[Raw data]:
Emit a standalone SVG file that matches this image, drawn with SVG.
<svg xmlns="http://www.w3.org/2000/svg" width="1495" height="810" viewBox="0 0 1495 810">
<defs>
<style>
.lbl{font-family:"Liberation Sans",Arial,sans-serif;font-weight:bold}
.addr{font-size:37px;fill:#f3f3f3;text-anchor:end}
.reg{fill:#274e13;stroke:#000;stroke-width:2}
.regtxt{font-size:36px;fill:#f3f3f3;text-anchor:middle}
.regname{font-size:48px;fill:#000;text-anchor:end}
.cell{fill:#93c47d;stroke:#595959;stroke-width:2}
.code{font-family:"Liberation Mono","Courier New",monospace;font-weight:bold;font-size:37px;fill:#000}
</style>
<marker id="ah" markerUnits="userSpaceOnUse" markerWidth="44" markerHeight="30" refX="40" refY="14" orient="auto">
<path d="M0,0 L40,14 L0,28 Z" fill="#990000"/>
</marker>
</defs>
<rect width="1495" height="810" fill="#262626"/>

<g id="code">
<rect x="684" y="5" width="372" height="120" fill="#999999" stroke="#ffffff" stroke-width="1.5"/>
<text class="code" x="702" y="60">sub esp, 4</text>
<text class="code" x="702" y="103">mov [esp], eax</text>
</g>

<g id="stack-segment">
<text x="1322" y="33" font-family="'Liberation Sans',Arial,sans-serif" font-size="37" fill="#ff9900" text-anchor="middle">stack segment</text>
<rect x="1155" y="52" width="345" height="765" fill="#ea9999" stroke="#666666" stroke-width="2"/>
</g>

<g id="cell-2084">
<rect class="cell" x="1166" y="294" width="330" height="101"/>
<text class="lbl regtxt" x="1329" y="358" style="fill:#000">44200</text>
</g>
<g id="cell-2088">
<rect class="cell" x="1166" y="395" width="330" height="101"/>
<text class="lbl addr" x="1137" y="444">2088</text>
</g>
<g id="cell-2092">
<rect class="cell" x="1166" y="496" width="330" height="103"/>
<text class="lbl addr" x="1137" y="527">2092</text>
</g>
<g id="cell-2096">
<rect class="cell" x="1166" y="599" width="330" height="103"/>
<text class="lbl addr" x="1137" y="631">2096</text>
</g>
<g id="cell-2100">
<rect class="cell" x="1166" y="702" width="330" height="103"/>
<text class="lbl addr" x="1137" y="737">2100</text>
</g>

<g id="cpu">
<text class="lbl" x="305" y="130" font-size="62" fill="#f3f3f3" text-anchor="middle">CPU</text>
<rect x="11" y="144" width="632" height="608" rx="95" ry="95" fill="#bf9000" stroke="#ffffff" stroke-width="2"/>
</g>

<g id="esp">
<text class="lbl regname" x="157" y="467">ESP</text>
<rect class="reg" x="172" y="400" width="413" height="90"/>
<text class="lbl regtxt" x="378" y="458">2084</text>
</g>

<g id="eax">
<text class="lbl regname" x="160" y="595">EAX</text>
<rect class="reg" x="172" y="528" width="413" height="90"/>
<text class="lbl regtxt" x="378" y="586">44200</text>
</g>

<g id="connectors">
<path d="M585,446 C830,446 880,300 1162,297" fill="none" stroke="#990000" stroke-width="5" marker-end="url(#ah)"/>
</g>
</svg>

[Written request]: Restate the whole of the material exactly.

[Answer below]:
Emit a standalone SVG file that matches this image, drawn with SVG.
<svg xmlns="http://www.w3.org/2000/svg" width="1495" height="810" viewBox="0 0 1495 810">
<defs>
<style>
.lbl{font-family:"Liberation Sans",Arial,sans-serif;font-weight:bold}
.addr{font-size:37px;fill:#f3f3f3;text-anchor:end}
.reg{fill:#274e13;stroke:#000;stroke-width:2}
.regtxt{font-size:36px;fill:#f3f3f3;text-anchor:middle}
.regname{font-size:48px;fill:#000;text-anchor:end}
.cell{fill:#93c47d;stroke:#595959;stroke-width:2}
.code{font-family:"Liberation Mono","Courier New",monospace;font-weight:bold;font-size:37px;fill:#000}
</style>
<marker id="ah" markerUnits="userSpaceOnUse" markerWidth="44" markerHeight="30" refX="40" refY="14" orient="auto">
<path d="M0,0 L40,14 L0,28 Z" fill="#990000"/>
</marker>
</defs>
<rect width="1495" height="810" fill="#262626"/>

<g id="code">
<rect x="684" y="5" width="372" height="120" fill="#999999" stroke="#ffffff" stroke-width="1.5"/>
<text class="code" x="702" y="60">sub esp, 4</text>
<text class="code" x="702" y="103">mov [esp], eax</text>
</g>

<g id="stack-segment">
<text x="1322" y="33" font-family="'Liberation Sans',Arial,sans-serif" font-size="37" fill="#ff9900" text-anchor="middle">stack segment</text>
<rect x="1155" y="52" width="345" height="765" fill="#ea9999" stroke="#666666" stroke-width="2"/>
</g>

<g id="cell-2084">
<rect class="cell" x="1166" y="294" width="330" height="101"/>
<text class="lbl regtxt" x="1329" y="358" style="fill:#000">44200</text>
</g>
<g id="cell-2088">
<rect class="cell" x="1166" y="395" width="330" height="101"/>
<text class="lbl addr" x="1137" y="444">2088</text>
</g>
<g id="cell-2092">
<rect class="cell" x="1166" y="496" width="330" height="103"/>
<text class="lbl addr" x="1137" y="527">2092</text>
</g>
<g id="cell-2096">
<rect class="cell" x="1166" y="599" width="330" height="103"/>
<text class="lbl addr" x="1137" y="631">2096</text>
</g>
<g id="cell-2100">
<rect class="cell" x="1166" y="702" width="330" height="103"/>
<text class="lbl addr" x="1137" y="737">2100</text>
</g>

<g id="cpu">
<text class="lbl" x="305" y="130" font-size="62" fill="#f3f3f3" text-anchor="middle">CPU</text>
<rect x="11" y="144" width="632" height="608" rx="95" ry="95" fill="#bf9000" stroke="#ffffff" stroke-width="2"/>
</g>

<g id="esp">
<text class="lbl regname" x="157" y="467">ESP</text>
<rect class="reg" x="172" y="400" width="413" height="90"/>
<text class="lbl regtxt" x="378" y="458">2084</text>
</g>

<g id="eax">
<text class="lbl regname" x="160" y="595">EAX</text>
<rect class="reg" x="172" y="528" width="413" height="90"/>
<text class="lbl regtxt" x="378" y="586">44200</text>
</g>

<g id="connectors">
<path d="M585,446 C830,446 880,300 1162,297" fill="none" stroke="#990000" stroke-width="5" marker-end="url(#ah)"/>
</g>
</svg>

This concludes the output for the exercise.